Search the listing below for "this". Copy each matching line.

--- BEGIN ---

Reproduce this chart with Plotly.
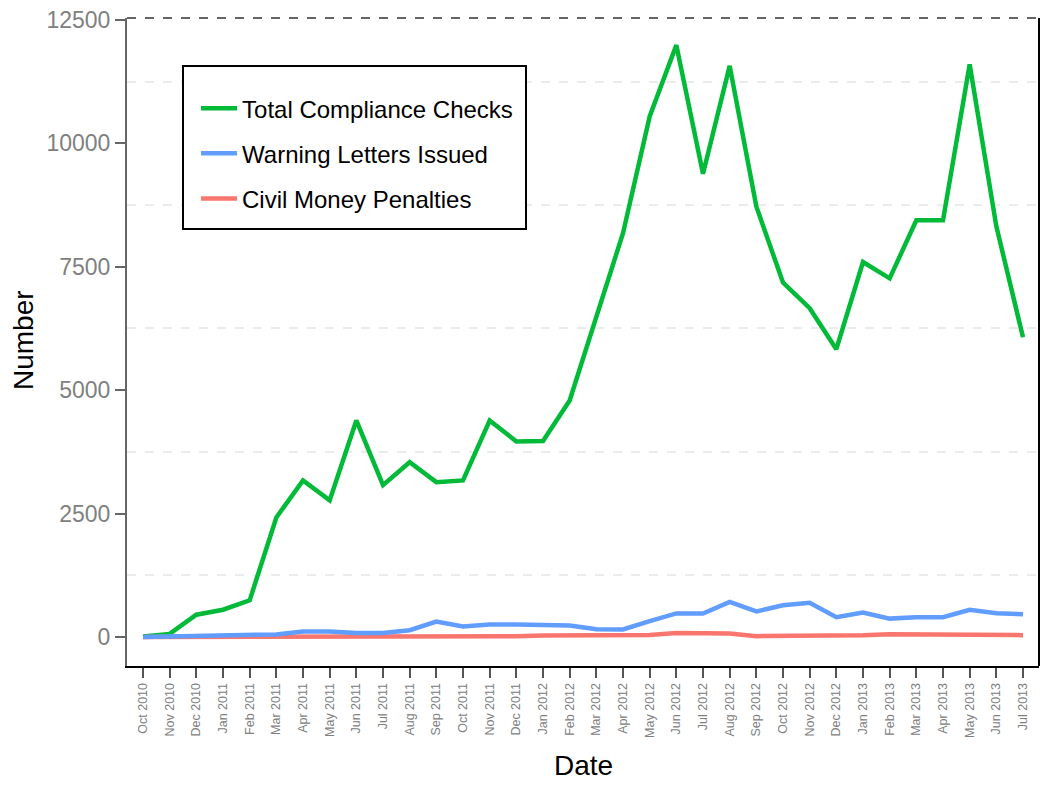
import plotly.graph_objects as go

months = ["Oct 2010", "Nov 2010", "Dec 2010",
          "Jan 2011", "Feb 2011", "Mar 2011", "Apr 2011", "May 2011", "Jun 2011",
          "Jul 2011", "Aug 2011", "Sep 2011", "Oct 2011", "Nov 2011", "Dec 2011",
          "Jan 2012", "Feb 2012", "Mar 2012", "Apr 2012", "May 2012", "Jun 2012",
          "Jul 2012", "Aug 2012", "Sep 2012", "Oct 2012", "Nov 2012", "Dec 2012",
          "Jan 2013", "Feb 2013", "Mar 2013", "Apr 2013", "May 2013", "Jun 2013",
          "Jul 2013"]

total_checks = [10, 60, 450, 550, 740, 2420, 3170, 2765, 4385,
                3075, 3540, 3135, 3170, 4385, 3960,
                3970, 4790, 6450, 8180, 10545, 11990,
                9385, 11570, 8720, 7180, 6660, 5830,
                7595, 7265, 8440, 8440, 11600, 8320,
                6070]

warning_letters = [0, 10, 20, 20, 30, 50, 110, 110, 80,
                   80, 135, 310, 210, 250, 250,
                   235, 230, 155, 150, 320, 475,
                   475, 710, 515, 640, 690, 400,
                   495, 370, 400, 400, 550, 480,
                   460]

civil_penalties = [0, 0, 0, 0, 5, 10, 20, 20, 20,
                   20, 15, 15, 15, 15, 15,
                   30, 35, 45, 40, 40, 80,
                   70, 70, 15, 15, 15, 25,
                   35, 55, 55, 55, 55, 35,
                   35]

y_ticks = [0, 2500, 5000, 7500, 10000, 12500]

# (name, values, colour, legend rank); drawn in this order (blue on top)
series = [
    ("Total Compliance Checks", total_checks, "#00BA38", 1),
    ("Civil Money Penalties", civil_penalties, "#F8766D", 3),
    ("Warning Letters Issued", warning_letters, "#619CFF", 2),
]

FONT = "Liberation Sans, Arial, sans-serif"

fig = go.Figure()
for name, vals, col, rank in series:
    fig.add_trace(go.Scatter(
        x=months, y=vals, mode="lines", name=name, legendgroup=name,
        legendrank=rank,
        line=dict(color=col, width=4.5),
    ))

fig.update_layout(
    width=1042, height=777,
    margin=dict(l=119, r=11, t=10, b=119),
    paper_bgcolor="white", plot_bgcolor="white",
    font=dict(family=FONT, color="black"),
    showlegend=True,
    legend=dict(
        x=0.0757, y=0.895, xanchor="left", yanchor="top",
        bgcolor="rgba(0,0,0,0)", borderwidth=0,
        font=dict(size=24, family=FONT, color="black"),
        traceorder="grouped", tracegroupgap=11,
        itemwidth=36,
    ),
    xaxis=dict(
        type="category",
        range=[-0.6, 33.6],
        automargin=False,
        showgrid=False, zeroline=False,
        showline=True, linecolor="black", linewidth=2,
        ticks="outside", ticklen=10, tickwidth=2, tickcolor="#555555",
        tickangle=-90,
        tickfont=dict(size=12.5, color="#808080", family=FONT),
    ),
    yaxis=dict(
        range=[-590, 12540],
        automargin=False,
        tickvals=y_ticks,
        ticktext=[str(v) for v in y_ticks],
        ticklabeloverflow="allow",
        showgrid=False, zeroline=False,
        showline=True, linecolor="#666666", linewidth=2,
        ticks="outside", ticklen=10, tickwidth=2, tickcolor="#666666",
        tickfont=dict(size=23, color="#808080", family=FONT),
        minor=dict(tick0=1250, dtick=2500, showgrid=True, gridcolor="#ebebeb",
                   griddash="dash", gridwidth=1.5, ticks=""),
    ),
    annotations=[
        dict(text="Date", xref="paper", yref="paper", x=0.5, y=0,
             xanchor="center", yanchor="middle", yshift=-99, showarrow=False,
             font=dict(size=28, color="black", family=FONT)),
        dict(text="Number", xref="paper", yref="paper", x=0, y=0.5,
             xanchor="center", yanchor="middle", xshift=-104, yshift=2,
             textangle=-90, showarrow=False,
             font=dict(size=28, color="black", family=FONT)),
    ],
    shapes=[
        dict(type="line", xref="paper", yref="paper", x0=1, x1=1, y0=0, y1=1,
             line=dict(color="black", width=2)),
        dict(type="line", xref="paper", yref="paper", x0=0, x1=1, y0=1, y1=1,
             line=dict(color="#333333", width=1.5, dash="dash")),
        # legend frame
        dict(type="rect", xref="paper", yref="paper",
             x0=0.0614, x1=0.4375, y0=0.6744, y1=0.9259,
             fillcolor="white", line=dict(color="black", width=2), layer="above"),
    ],
)

fig.write_html("out.html")
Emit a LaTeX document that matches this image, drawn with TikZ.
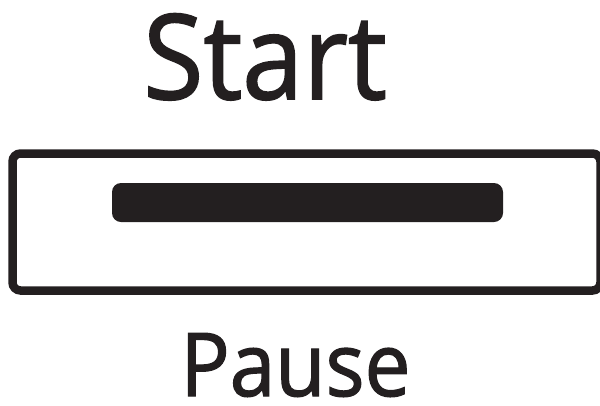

--- END ---

FULL OUTPUT:
Reproduce this chart with Plotly.
# (name, values, colour, legend rank); drawn in this order (blue on top)
Emit a LaTeX document that matches this image, drawn with TikZ.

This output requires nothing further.